Dataset content
▽
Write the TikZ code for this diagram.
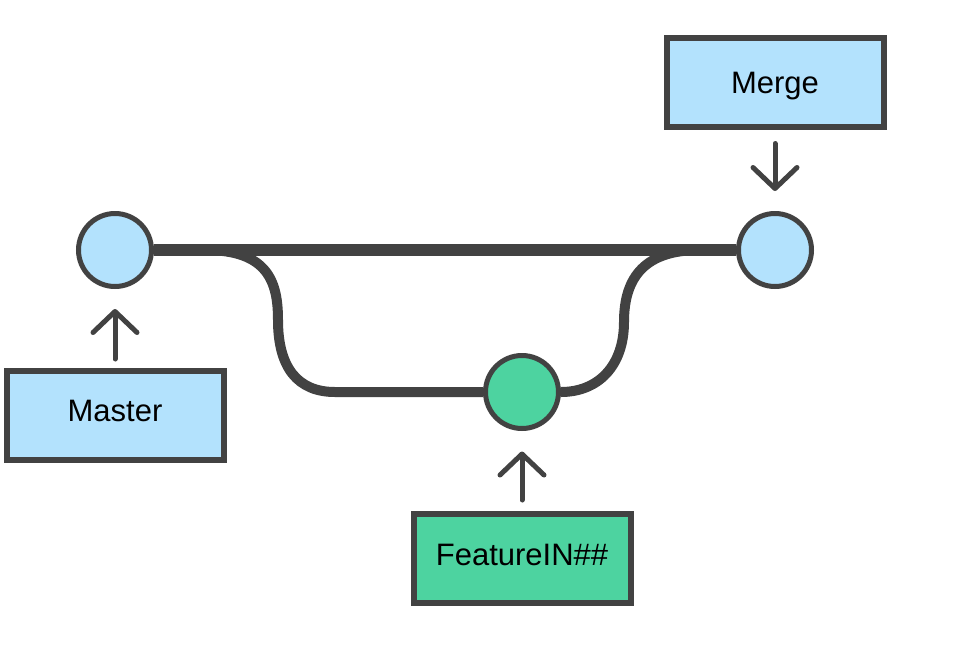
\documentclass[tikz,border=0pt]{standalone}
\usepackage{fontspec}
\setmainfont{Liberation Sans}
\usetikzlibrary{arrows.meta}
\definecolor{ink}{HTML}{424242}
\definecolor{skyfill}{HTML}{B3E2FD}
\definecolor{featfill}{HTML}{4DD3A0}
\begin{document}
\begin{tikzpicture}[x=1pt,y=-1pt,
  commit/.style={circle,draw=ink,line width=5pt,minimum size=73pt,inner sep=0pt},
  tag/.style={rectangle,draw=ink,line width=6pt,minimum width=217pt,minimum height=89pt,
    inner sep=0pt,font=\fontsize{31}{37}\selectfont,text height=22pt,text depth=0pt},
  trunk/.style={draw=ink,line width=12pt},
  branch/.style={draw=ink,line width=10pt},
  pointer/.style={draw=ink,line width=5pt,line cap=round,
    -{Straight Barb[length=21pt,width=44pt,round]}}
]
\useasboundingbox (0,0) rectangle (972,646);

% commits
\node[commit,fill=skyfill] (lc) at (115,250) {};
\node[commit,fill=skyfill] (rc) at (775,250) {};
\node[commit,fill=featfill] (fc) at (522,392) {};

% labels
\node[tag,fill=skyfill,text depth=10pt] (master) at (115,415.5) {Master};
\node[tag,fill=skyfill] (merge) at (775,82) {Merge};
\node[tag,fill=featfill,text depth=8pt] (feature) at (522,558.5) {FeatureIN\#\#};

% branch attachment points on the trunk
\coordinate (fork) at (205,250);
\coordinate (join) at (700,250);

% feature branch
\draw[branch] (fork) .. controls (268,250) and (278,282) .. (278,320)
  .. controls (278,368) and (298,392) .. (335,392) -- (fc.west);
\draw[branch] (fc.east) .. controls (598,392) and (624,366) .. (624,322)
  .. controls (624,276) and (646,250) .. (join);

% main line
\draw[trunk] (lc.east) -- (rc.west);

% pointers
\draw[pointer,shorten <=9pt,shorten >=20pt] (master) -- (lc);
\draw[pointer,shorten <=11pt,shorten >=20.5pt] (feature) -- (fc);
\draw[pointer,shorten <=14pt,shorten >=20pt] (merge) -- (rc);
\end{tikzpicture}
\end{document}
△
Goal of the exercise
Reproduce the material above from its first line through the line containing "(fc) at (522,392)", both ends included, and skip every picture.

Solution below
Write the TikZ code for this diagram.
\documentclass[tikz,border=0pt]{standalone}
\usepackage{fontspec}
\setmainfont{Liberation Sans}
\usetikzlibrary{arrows.meta}
\definecolor{ink}{HTML}{424242}
\definecolor{skyfill}{HTML}{B3E2FD}
\definecolor{featfill}{HTML}{4DD3A0}
\begin{document}
\begin{tikzpicture}[x=1pt,y=-1pt,
  commit/.style={circle,draw=ink,line width=5pt,minimum size=73pt,inner sep=0pt},
  tag/.style={rectangle,draw=ink,line width=6pt,minimum width=217pt,minimum height=89pt,
    inner sep=0pt,font=\fontsize{31}{37}\selectfont,text height=22pt,text depth=0pt},
  trunk/.style={draw=ink,line width=12pt},
  branch/.style={draw=ink,line width=10pt},
  pointer/.style={draw=ink,line width=5pt,line cap=round,
    -{Straight Barb[length=21pt,width=44pt,round]}}
]
\useasboundingbox (0,0) rectangle (972,646);

% commits
\node[commit,fill=skyfill] (lc) at (115,250) {};
\node[commit,fill=skyfill] (rc) at (775,250) {};
\node[commit,fill=featfill] (fc) at (522,392) {};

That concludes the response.